Last week, asteroid 2023 DZ2 flew by Earth at a distance of 168,300 kilometers (104,600 miles), roughly two-fifths of the distance between the Earth and the Moon. Asteroids often get close to our planet, but what was significant about this passage was its size. With a diameter between 40 and 90 meters (130 to 295 feet), 2023 DZ2 is in the “city killer” size category, and NASA estimated that an object like this gets this close to our planet only about once a decade.
There was no danger that the object would impact Earth – but a passage as rare as this was too good an opportunity for astronomers to miss. Understanding the properties and compositions of these Near-Earth objects is paramount if we want to understand how to protect ourselves in case of an impact.
Among the many observatories casting their eyes to the sky to look at this small celestial body, there were our friends at the Virtual Telescope Project which recorded a great timelapse of the asteroid while still a fair bit away from our planet, about 1.8 million kilometers (1.1 million miles), a couple of days before its closest approach.

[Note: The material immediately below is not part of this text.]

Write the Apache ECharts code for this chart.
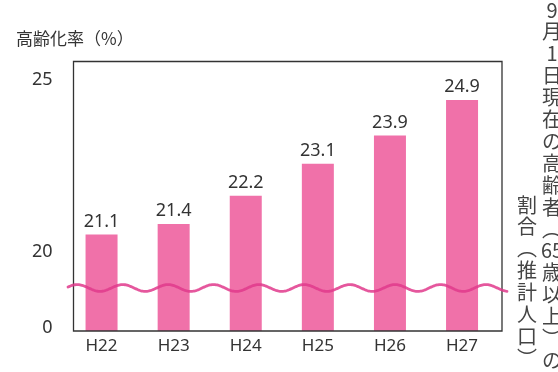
<!DOCTYPE html>
<html><head><meta charset="utf-8">
<script src="https://cdn.jsdelivr.net/npm/echarts@6/dist/echarts.min.js"></script>
<style>html,body{margin:0;padding:0;background:#fff}#c{width:558px;height:372px}</style>
</head><body><div id="c"></div>
<script>
const categories = ['H22', 'H23', 'H24', 'H25', 'H26', 'H27'];
const rates = [21.1, 21.4, 22.2, 23.1, 23.9, 24.9];
const yTickValues = [0, 20, 25];
const yTitle = '高齢化率（%）';
const captionRight = ['9','月','1','日','現','在','の','高','齢','者','︵','65','歳','以','上','︶','の'];
const captionLeft = ['割','合','︵','推','計','人','口','︶'];
const axisBreak = { start: 1.214, end: 19.594 };

const chart = echarts.init(document.getElementById('c'), null, { renderer: 'canvas' });
const NUM_FONT = '"Noto Sans", "DejaVu Sans", sans-serif';
const JP_FONT = '"Noto Sans CJK JP", sans-serif';
const TXT = '#333';

chart.setOption({
  animation: false,
  backgroundColor: '#fff',
  title: {
    text: yTitle, left: 11, top: 25,
    textStyle: { fontFamily: JP_FONT, fontSize: 17, fontWeight: 'normal', color: TXT }
  },
  grid: { left: 65.5, width: 432.6, top: 61, height: 270, containLabel: false },
  xAxis: {
    type: 'category', data: categories,
    axisLine: { show: false }, axisTick: { show: false },
    axisLabel: { margin: 7, fontFamily: NUM_FONT, fontSize: 17, color: TXT }
  },
  yAxis: {
    type: 'value', min: 0, max: 26,
    breaks: [{ start: axisBreak.start, end: axisBreak.end, gap: 0 }],
    breakArea: { show: false, itemStyle: { opacity: 0, borderWidth: 0 } },
    axisLine: { show: false }, axisTick: { show: false }, splitLine: { show: false },
    axisLabel: {
      customValues: yTickValues, margin: 13, verticalAlign: 'bottom',
      fontFamily: NUM_FONT, fontSize: 18, color: TXT,
      formatter: v => '{s' + v + '|' + v + '}',
      rich: {
        s0: { lineHeight: 6, fontFamily: NUM_FONT, fontSize: 18, color: TXT },
        s20: { lineHeight: 44, fontFamily: NUM_FONT, fontSize: 18, color: TXT },
        s25: { lineHeight: 34, fontFamily: NUM_FONT, fontSize: 18, color: TXT }
      }
    }
  },
  series: [{
    type: 'bar', data: rates, barWidth: 32,
    itemStyle: { color: '#F071A9' },
    label: { show: true, position: 'top', distance: 4, fontFamily: NUM_FONT, fontSize: 18, color: TXT,
      formatter: p => p.value.toFixed(1) }
  }]
});

// decoration: frame, wavy break line, vertical caption
const yc = chart.convertToPixel({ yAxisIndex: 0 }, axisBreak.start);
const pts = [];
const P = 45.4, A = 3.4, x0 = 100;
for (let x = 68; x <= 507; x += 1) {
  pts.push([x, yc + A * Math.cos(2 * Math.PI * (x - x0) / P)]);
}
const lh = 21.9;
chart.setOption({
  graphic: [
    { type: 'rect', z: 90, shape: { x: 73.5, y: 61.5, width: 428.5, height: 269.5 },
      style: { fill: null, stroke: '#333', lineWidth: 1.3 } },
    { type: 'polyline', z: 100, shape: { points: pts, smooth: 0 },
      style: { fill: null, stroke: 'rgba(224,58,140,0.85)', lineWidth: 2.8, lineCap: 'round' } },
    { type: 'text', z: 100, x: 552, y: 10 - lh / 2,
      style: { text: captionRight.join('\n'), font: '20px ' + JP_FONT, lineHeight: lh,
        fill: '#444', align: 'center', verticalAlign: 'top' } },
    { type: 'text', z: 100, x: 527, y: 205 - lh / 2,
      style: { text: captionLeft.join('\n'), font: '20px ' + JP_FONT, lineHeight: lh,
        fill: '#444', align: 'center', verticalAlign: 'top' } }
  ]
});
</script></body></html>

There is no chance that asteroid 2023 DZ2 will hit our planet in the next century, so we do not have to worry about this body – but there could be similar-sized objects that pose a risk, and it's important to find them and understand them. This object was spotted three weeks before its close passage, so we would hopefully have enough time to send people affected a safe distance away from the possible impact area.